ChatGPT’s Search Feature May Potentially Challenge Google Search
ChatGPT’s Search Feature May Potentially Challenge Google Search
Today, if you have something to search you’re most certainly heading to Google Search (unless you’re the minority that uses Bing or other more obscure alternatives). However, Google’s search dominance may be facing competition from OpenAI – the leading horse in the AI race – as the company is testing a search feature similar to how search engines work.
Bloomberg reports that OpenAI is currently developing this feature which searches the web for any user queries, with citations to match (similar to how Microsoft’s Copilot AI works, which is powered by OpenAI’s GPT-4 Turbo model). The outlet describes one version of the search feature capable of presenting images along with its text responses as needed, which can be useful for presenting a diagram, to name an example.

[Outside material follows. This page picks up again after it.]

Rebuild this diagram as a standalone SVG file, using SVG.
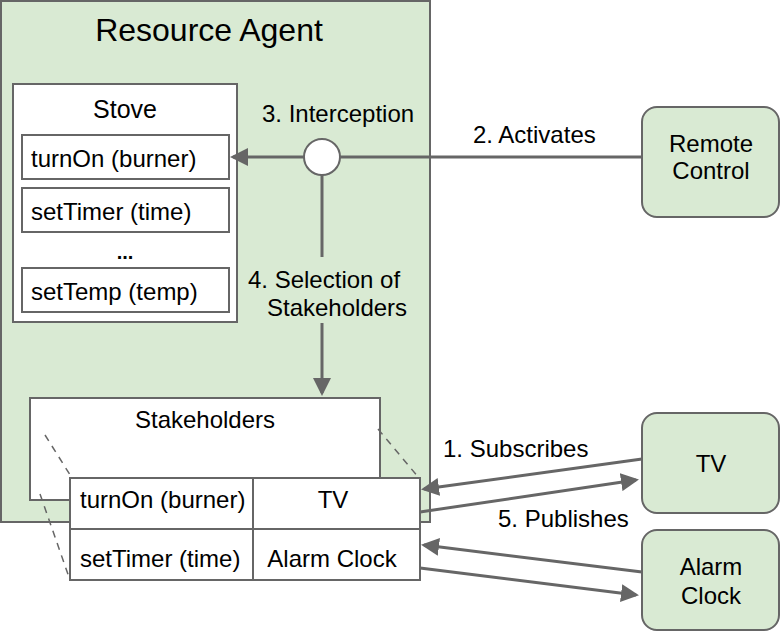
<svg xmlns="http://www.w3.org/2000/svg" width="781" height="633" viewBox="0 0 781 633">
<style>
text{font-family:"Liberation Sans",Arial,sans-serif;font-size:24px;fill:#000}
.c{text-anchor:middle}
.box{fill:#fff;stroke:#666;stroke-width:2}
.g{fill:#d9ead3;stroke:#666;stroke-width:2}
.ln{stroke:#666;stroke-width:3;fill:none}
.dash{stroke:#666;stroke-width:1.5;stroke-dasharray:7,6;fill:none}
</style>
<defs>
<marker id="ah" markerWidth="6" markerHeight="6" refX="5" refY="3" orient="auto" markerUnits="strokeWidth">
<path d="M0,0 L6,3 L0,6 Z" fill="#666"/>
</marker>
</defs>
<g id="resource-agent">
<rect class="g" x="1" y="1" width="429" height="521"/>
<text class="c" x="209" y="41" style="font-size:32px">Resource Agent</text>
</g>
<g id="stove">
<rect class="box" x="13" y="84" width="224" height="238"/>
<text class="c" x="125" y="118" style="font-size:25px">Stove</text>
<rect class="box" x="22" y="135" width="207" height="44"/>
<text x="31" y="167">turnOn (burner)</text>
<rect class="box" x="22" y="188" width="207" height="44"/>
<text x="31" y="220">setTimer (time)</text>
<text class="c" x="125" y="259" style="font-weight:bold;font-size:20px">...</text>
<rect class="box" x="22" y="268" width="207" height="44"/>
<text x="31" y="300">setTemp (temp)</text>
</g>
<g id="stakeholders">
<rect class="box" x="30" y="398" width="350" height="102"/>
<text class="c" x="205" y="428">Stakeholders</text>
</g>
<g id="connectors">
<line class="ln" x1="304" y1="157" x2="233" y2="157" marker-end="url(#ah)"/>
<line class="ln" x1="340" y1="157" x2="642" y2="157"/>
<line class="ln" x1="322" y1="175" x2="322" y2="257"/>
<line class="ln" x1="322" y1="323" x2="322" y2="393" marker-end="url(#ah)"/>
<line class="ln" x1="642" y1="459" x2="424" y2="489" marker-end="url(#ah)"/>
<line class="ln" x1="420" y1="512" x2="636" y2="480" marker-end="url(#ah)"/>
<line class="ln" x1="642" y1="572" x2="424" y2="545" marker-end="url(#ah)"/>
<line class="ln" x1="420" y1="568" x2="636" y2="595" marker-end="url(#ah)"/>
<line class="dash" x1="45" y1="435" x2="72" y2="478"/>
<line class="dash" x1="40" y1="494" x2="70" y2="580"/>
<line class="dash" x1="378" y1="429" x2="419" y2="478"/>
</g>
<g id="interception">
<circle cx="322" cy="157" r="18" fill="#fff" stroke="#666" stroke-width="2"/>
</g>
<g id="labels">
<text x="262" y="122">3. Interception</text>
<text x="473" y="143">2. Activates</text>
<text x="248" y="288">4. Selection of</text>
<text x="267" y="316">Stakeholders</text>
<text x="443" y="457">1. Subscribes</text>
<text x="498" y="527">5. Publishes</text>
</g>
<g id="table">
<rect class="box" x="70" y="478" width="350" height="102"/>
<line stroke="#666" stroke-width="2" x1="70" y1="529" x2="420" y2="529"/>
<line stroke="#666" stroke-width="2" x1="253" y1="478" x2="253" y2="580"/>
<text x="80" y="508">turnOn (burner)</text>
<text class="c" x="333" y="508">TV</text>
<text x="80" y="567">setTimer (time)</text>
<text class="c" x="332" y="567">Alarm Clock</text>
</g>
<g id="remote-control">
<rect class="g" x="642" y="107" width="137" height="110" rx="15"/>
<text class="c" x="711" y="152">Remote</text>
<text class="c" x="711" y="179">Control</text>
</g>
<g id="tv">
<rect class="g" x="642" y="413" width="137" height="100" rx="15"/>
<text class="c" x="711" y="472">TV</text>
</g>
<g id="alarm-clock">
<rect class="g" x="642" y="530" width="137" height="100" rx="15"/>
<text class="c" x="711" y="575">Alarm</text>
<text class="c" x="711" y="604">Clock</text>
</g>
</svg>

Technically speaking, ChatGPT already has the capability to generate responses and cite sources, but the current implementation, even in the paid tiers, often comes with factually incorrect responses (the technical term for it is “hallucination”). The search feature, in this case, will be optimized to avoid such cases from happening. As Engadget points out, @DataChaz on X (Twitter) has found a subdomain search.chatgpt.com registered, though currently unused.

Of course, Google isn’t sitting still – the search engine giant is very determined to protect its bread-and-butter and has since been testing a next-generation search engine dubbed Search Generative Experience (SGE) featuring deeper integration of its generative AI capabilities.
Pokdepinion: Imagine the search engine is no longer Google, but now ChatGPT. Google will do everything to make sure it maintains search engine dominance, but EU’s DMA laws may give ChatGPT a good shot at challenging the status quo.